Hampir sebulan penuh tidak menulis di Kompasiana seakan hampir merobohkan kembali semangat literasi yang bergelora. Ada banyak kegiatan juga kesibukan yang tidak bisa ditinggalkan sehingga membuat hobi ini menjadi terlupakan. Pastinya pula sebagai sebuah hobi yang lahir dari hati maka menulis pun ternyata sangat tergantung dari kondisi hati atau suasana kebatinan seseorang.
Apa benar atau tidak bagi saya fix no debat kondisi atau suasana hati menjadi salah satu faktor utama bagi setiap pencinta atau pehobi literasi. Jadi saran saya buat para blogger buatlah suasana hatimu selalu tenang dan jiwa yang selalu berdamai dengan pikiran yang akan membuat ide dan gagasan menulis akan mengalir seperti air. Setuju atau tidak boleh ntar diskusi di kolom komentar. Mantap!

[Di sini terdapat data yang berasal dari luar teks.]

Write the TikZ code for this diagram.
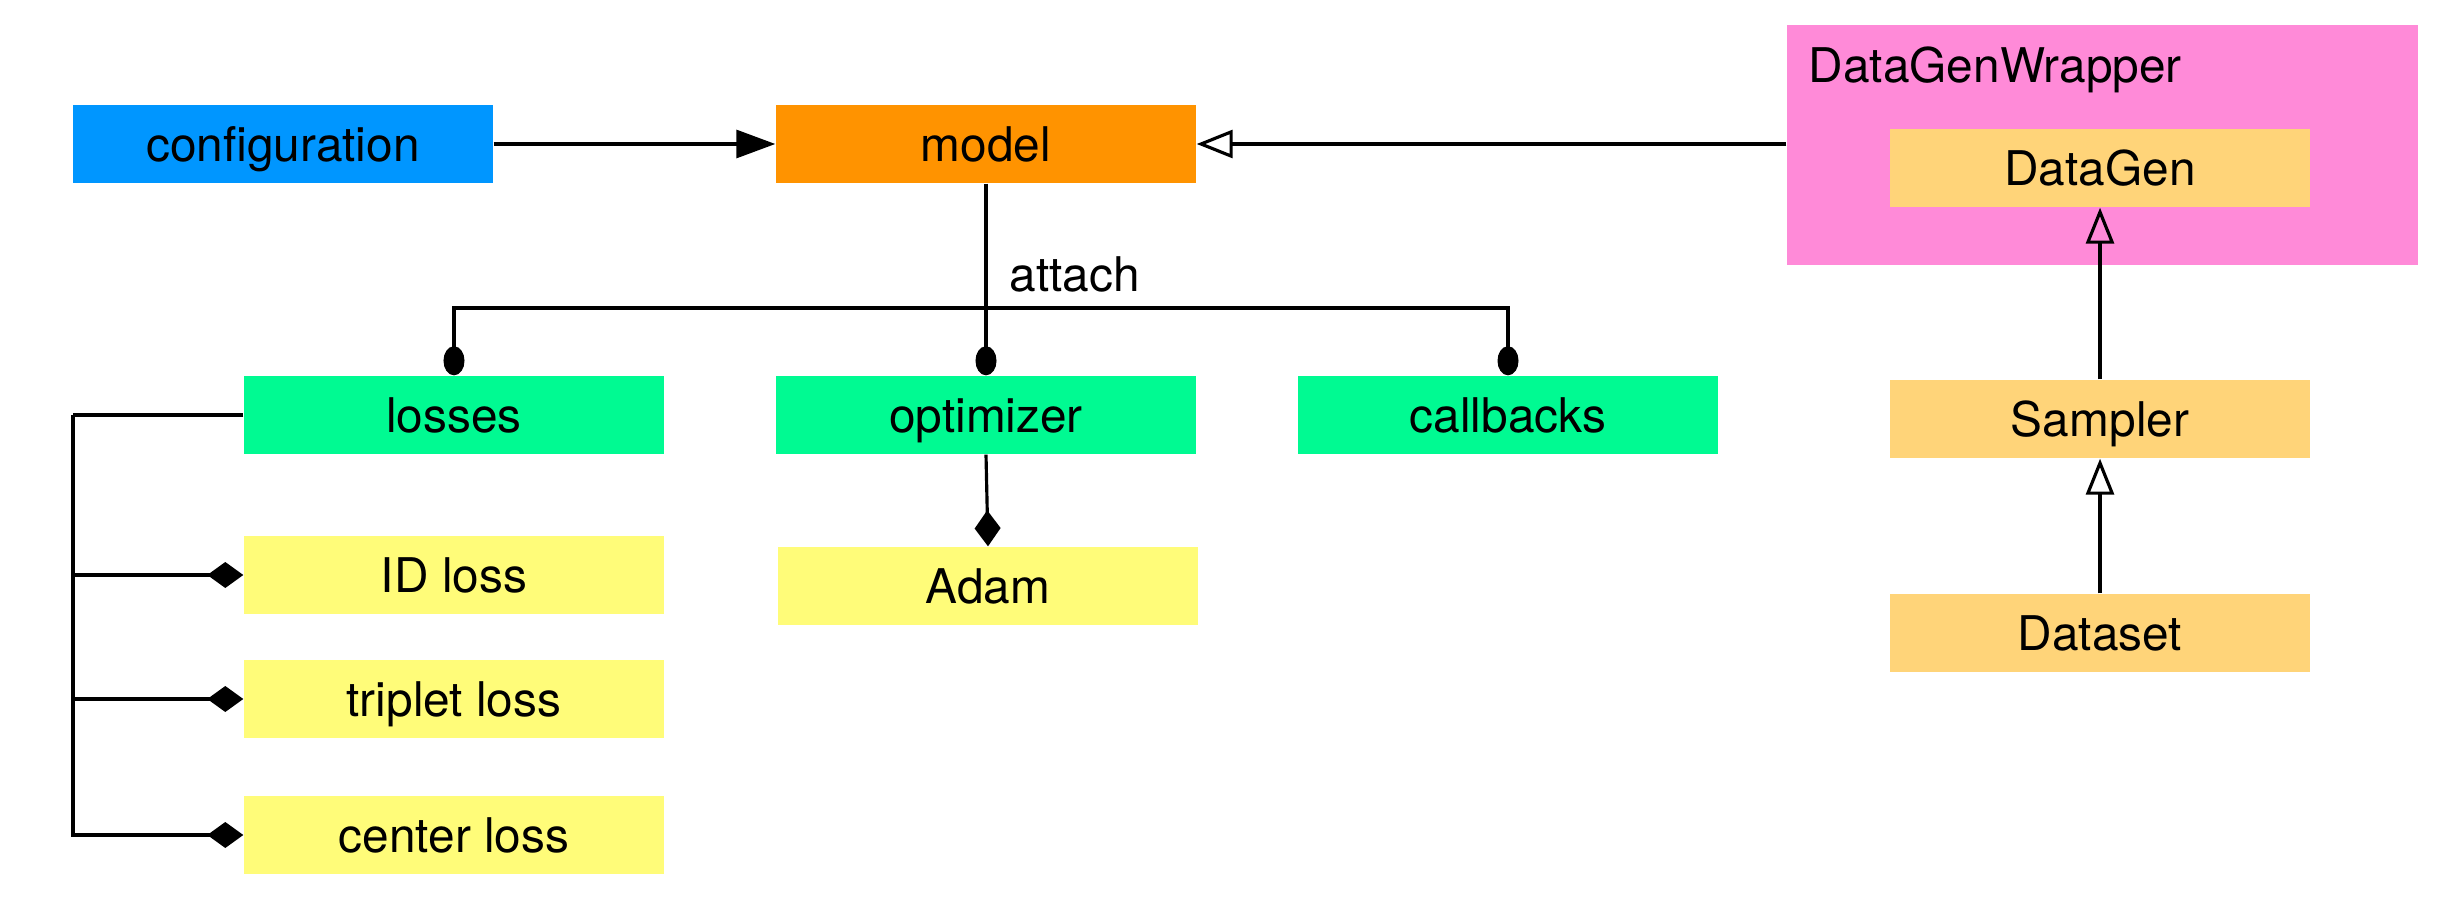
\documentclass[tikz,border=0pt]{standalone}
\usepackage{fontspec}
\setmainfont{TeX Gyre Heros}
\usepackage{tikz}
\usetikzlibrary{positioning}
\usetikzlibrary{arrows.meta}
\usepackage{xcolor}
\definecolor{aqua}{HTML}{0096FF}
\definecolor{tangerine}{HTML}{FF9300}
\definecolor{seafoam}{HTML}{00FA92}
\definecolor{banana}{HTML}{FFFC79}
\definecolor{cantaloupe}{HTML}{FFD479}
\definecolor{carnation}{HTML}{FF8AD8}
\tikzset{
  box/.style={minimum width=4.2cm, minimum height=0.78cm, inner sep=0pt, text height=9.8pt, text depth=0pt, font=\fontsize{13.6}{16}\selectfont},
  link/.style={black, line width=0.9pt},
  uses/.style={link, -{Triangle[length=3.9mm,width=2.8mm]}},
  inherit/.style={link, -{Triangle[open,length=3.6mm,width=2.8mm]}},
  composed/.style={link, -{Diamond[length=3.6mm,width=2.6mm]}},
  attached/.style={link, {Ellipse[length=2.9mm,width=2.1mm]}-{Ellipse[length=2.9mm,width=2.1mm]}},
}

\begin{document}
\begin{tikzpicture}
  \useasboundingbox (0,0) rectangle (24.48,-9.04);

  \node[box, fill=aqua] (configuration) at (2.83,-1.44) {configuration};
  \node[box, fill=tangerine] (model) at (9.86,-1.44) {model};

  \node[fill=carnation, minimum width=6.31cm, minimum height=2.40cm, inner sep=0pt] (wrapper) at (21.025,-1.45) {};
  \node[anchor=west, inner sep=0pt, font=\fontsize{13.6}{16}\selectfont] (wrappername) at (18.08,-0.70) {DataGenWrapper};
  \node[box, fill=cantaloupe] (datagen) at (21.0,-1.68) {DataGen};
  \node[box, fill=cantaloupe] (sampler) at (21.0,-4.19) {Sampler};
  \node[box, fill=cantaloupe] (dataset) at (21.0,-6.33) {Dataset};

  \node[box, fill=seafoam] (losses) at (4.54,-4.15) {losses};
  \node[box, fill=seafoam] (optimizer) at (9.86,-4.15) {optimizer};
  \node[box, fill=seafoam] (callbacks) at (15.08,-4.15) {callbacks};

  \node[box, fill=banana] (idloss) at (4.54,-5.75) {ID loss};
  \node[box, fill=banana] (tripletloss) at (4.54,-6.99) {triplet loss};
  \node[box, fill=banana] (centerloss) at (4.54,-8.35) {center loss};
  \node[box, fill=banana] (adam) at (9.88,-5.86) {Adam};

  \draw[uses] (configuration) -- (model);
  \draw[inherit] (wrapper.west |- model.east) -- (model.east);
  \draw[inherit] (sampler) -- (datagen);
  \draw[inherit] (dataset) -- (sampler);

  \coordinate (attach) at (9.86,-3.08);
  \draw[link, -{Ellipse[length=2.9mm,width=2.1mm]}] (model.south) -- (optimizer.north);
  \draw[attached] (losses.north) |- (attach) -| (callbacks.north);
  \node[anchor=base west, inner sep=0pt, font=\fontsize{13.6}{16}\selectfont] (attachlabel) at (10.09,-2.92) {attach};

  \coordinate (rail) at (0.73,-4.15);
  \draw[link] (losses.west) -- (rail);
  \draw[composed] (rail) |- (centerloss.west);
  \draw[composed] (rail |- idloss.west) -- (idloss.west);
  \draw[composed] (rail |- tripletloss.west) -- (tripletloss.west);
  \draw[composed] (optimizer.south) -- (adam.north);
\end{tikzpicture}
\end{document}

Yang pasti hari ini kita semua telah menapaki di awal bulan Agustus dan hampir tidak terasa dengan tetap kondisi yang sedang tidak baik-baik saja di seantero negeri dengan pelaksanaan "PPKM" (arti sebenarnya adalah "Pemberlakuan Pembatasan Kegiatan Masyarakat" dan juga begitu banyak pelesetannya) sebagai sebuah kebijakan pemerintah yang was-was dengan kondisi pandemi Covid-19 yang semakin meluas dan meningkat menjangkiti masyarakat.
Cukup menjadi sebuah alasan dan faktual terjadi di masyarakat bahwa secara fisik dan psikis juga akan mempengaruhi suasana kebatinan apalagi kesehatan fisik yang wajib untuk dijaga dengan asupan makanan lewat berusaha atau bekerja mencari sesuap nasi.
Semua dalam kondisi sulit dan terjepit namun selama asa masih terpelihara seyogyanya tidak ada alasan bagi setiap kita untuk menyerah dan kemudian bisa mati sia-sia karena imun terganggu dan kemudian menjadi santapan virus yang tak tampak yang semaunya menjangkiti setiap kita.
Pilihan untuk tetap berjuang saat kondisi sulit bukanlah mudah namun menyerah menjadi sebuah kekonyolan hidup di hari-hari ini. Karena apapun kondisinya seorang sahabat mengatakan bahwa pada akhirnya hanya orang yang kuat (terbaik) yang akan bertahan melewati hari-hari sulit.
Sebagaimana manusia yang dikenal dengan punya tubuh dan jiwa (roh) maka kedua elemen ini mejadi penentu untuk kembali mengingatkan setiap individu terhadap tujuan dan arah hidup. Fisik atau tubuh bisa saja terpelihara dengan ketersediaan makanan dan minuman yang bergizi namun psikis atau kebatinan akan terpelihara dengan baik bila tetap memelihara "api enerjik dan kreativitas".
Punya semangat dan pastinya kesehatan dari seluruh anggota tubuh untuk melaksanakan aktivitas dengan tanpa halangan apapun akan disempurnakan dengan semangat membara untuk mencipta atau berkreasi.
Tetap memelihara semangat berkarya meski dengan begitu banyak batasan gerak dan ruang dalam beraktivitas maka pilihan untuk berkarya dan berjumpa dalam ruang kreasi lewat semangat literasi adalah sebuah pilihan terbaik.
Literasi yang dalam dalam Kamus Besar Bahasa Indonesia (KBBI) diartikan sebagai kemampuan menulis dan membaca; kemampuan individu dalam mengolah informasi dan pengetahuan kecakapan hidup. Gelora semangat literasi yang semakin dirasakan serta mengingatkan saya dan anda bahwa negeri ini memerlukan narasi-narasi yang mengedukasi tanpa halangan di tengah pandemi.
Semakin membutuhkan jutaan penulis dengan membagikan narasi berikut literasi yang sadar atau tidak ternyata lebih efektif daripada sekedar kata basa-basi apalagi sensasi dengan menebar hoax.
Literasi yang baik tentunya adalah narasi yang dibangun secara faktual, bukan imajinasi atau fantasi serta berdasarkan realitas yang ada.
Sikap mental yang baik ditengah pandemi dan kemajuan digitalisasi seharusnya sudah menjadi gaya hidup yang mumpuni baik untuk diri sendiri atau berkonstribusi buat orang lain.